Na het advies van de leerkracht van groep 8 van de basisschool komt een leerling in de eerste klas van het niveau wat bij hem past. Als blijkt dat de leerling moeite heeft met een bepaald vak dan krijgt de leerling natuurlijk hulp van de docent. Als de leerling meer hulp nodig heeft bij het aanleren van vaardigheden of bij het leren, dan zijn er hulplessen. Ook kan een leerling gebruik maken van de begeleiding in de huiswerkklas.
Als het met een leerling niet goed gaat, wordt dit meestal opgemerkt door de mentor of door een docent. Ook kan een ouder/verzorger of een andere leerling ons hierop attent maken.
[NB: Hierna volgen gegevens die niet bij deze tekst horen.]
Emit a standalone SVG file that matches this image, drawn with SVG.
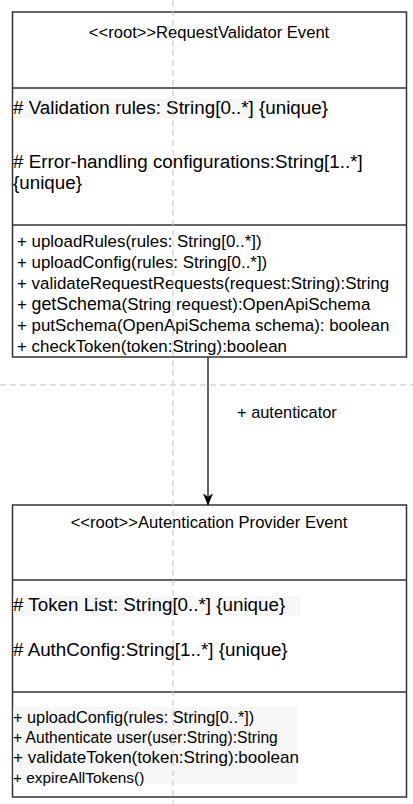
<svg xmlns="http://www.w3.org/2000/svg" width="413" height="804" viewBox="0 0 413 804">
<style>
text{font-family:"Liberation Sans",Arial,Helvetica,sans-serif;fill:#000}
.box{fill:#fff;stroke:#333;stroke-width:1.5}
.sep{stroke:#333;stroke-width:1.5}
.title{font-size:16.6px;text-anchor:middle}
.attr{font-size:18.8px}
.meth{font-size:16.9px}
.hl{fill:#f7f7f7}
.guide{stroke:#c4c4c4;stroke-width:1;stroke-dasharray:6 4;fill:none}
.conn{stroke:#333;stroke-width:1.5;fill:none}
</style>
<defs>
<marker id="arr" viewBox="0 0 12 12" refX="11" refY="6" markerWidth="12" markerHeight="12" markerUnits="userSpaceOnUse" orient="auto">
<path d="M0,1.5 L11,6 L0,10.5 L3,6 Z" fill="#000" stroke="#000" stroke-width="0.5"/>
</marker>
</defs>
<g id="requestValidator">
<rect class="box" x="12.5" y="12" width="394" height="345"/>
<line class="sep" x1="12.5" y1="88" x2="406.5" y2="88"/>
<line class="sep" x1="12.5" y1="225" x2="406.5" y2="225"/>
<text class="title" x="209" y="38">&lt;&lt;root&gt;&gt;RequestValidator Event</text>
<rect class="hl" x="13.5" y="99" width="315" height="20"/>
<text class="attr" x="13" y="114"># Validation rules: String[0..*] {unique}</text>
<text class="attr" x="13" y="168"># Error-handling configurations:String[1..*]</text>
<text class="attr" x="13" y="189">{unique}</text>
<text class="meth" x="17" y="247">+ uploadRules(rules: String[0..*])</text>
<text class="meth" x="17" y="268">+ uploadConfig(rules: String[0..*])</text>
<text class="meth" x="17" y="289">+ validateRequestRequests(request:String):String</text>
<text class="meth" x="17" y="310">+ <tspan font-size="17.8px">getSchema</tspan>(String request):OpenApiSchema</text>
<text class="meth" x="17" y="331">+ putSchema(OpenApiSchema schema): boolean</text>
<text class="meth" x="17" y="352">+ checkToken(token:String):boolean</text>
</g>
<g id="authProvider">
<rect class="box" x="12.5" y="505" width="394" height="292"/>
<line class="sep" x1="12.5" y1="580" x2="406.5" y2="580"/>
<line class="sep" x1="12.5" y1="692" x2="406.5" y2="692"/>
<text class="title" x="209" y="528">&lt;&lt;root&gt;&gt;Autentication Provider Event</text>
<rect class="hl" x="13.5" y="596" width="287" height="20"/>
<text class="attr" x="13" y="611"># Token List: String[0..*] {unique}</text>
<text class="attr" x="13" y="656"># AuthConfig:String[1..*] {unique}</text>
<rect class="hl" x="13.5" y="707" width="284" height="77"/>
<text x="13" y="723" font-size="16.3px">+ uploadConfig(rules: String[0..*])</text>
<text x="13" y="743" font-size="15.6px">+ Authenticate user(user:String):String</text>
<text x="13" y="763" font-size="17px">+ validateToken(token:String):boolean</text>
<text x="13" y="783" font-size="15.4px">+ expireAllTokens()</text>
</g>
<g id="connectors">
<line class="conn" x1="208" y1="357" x2="208" y2="505" marker-end="url(#arr)"/>
<text x="237" y="418" font-size="16.4px">+ autenticator</text>
</g>
<g id="guides">
<line class="guide" x1="173" y1="0" x2="173" y2="804"/>
<line class="guide" x1="0" y1="385" x2="413" y2="385"/>
</g>
</svg>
De mentor is voor leerlingen en ouders/verzorgers het eerste aanspreekpunt. De ondersteuningscoördinator ondersteunt mentoren in de gesprekken met leerlingen en ouders/verzorgers en geeft hen advies. Eventueel worden dan specialisten of externe deskundigen ingeschakeld.
Gezien en gezien worden
De samenwerking tussen de leerling, ouders/verzorgers en school vinden wij erg belangrijk. Het is belangrijk om ouders zo vroeg mogelijk te betrekken als er vanuit school zorgen zijn over een leerling. Dat geldt ook voor ouders; trek vroegtijdig aan de bel bij de school als er iets aan de hand is. Met elkaar hebben we zicht op de leerling en helpen we de leerling een stapje verder.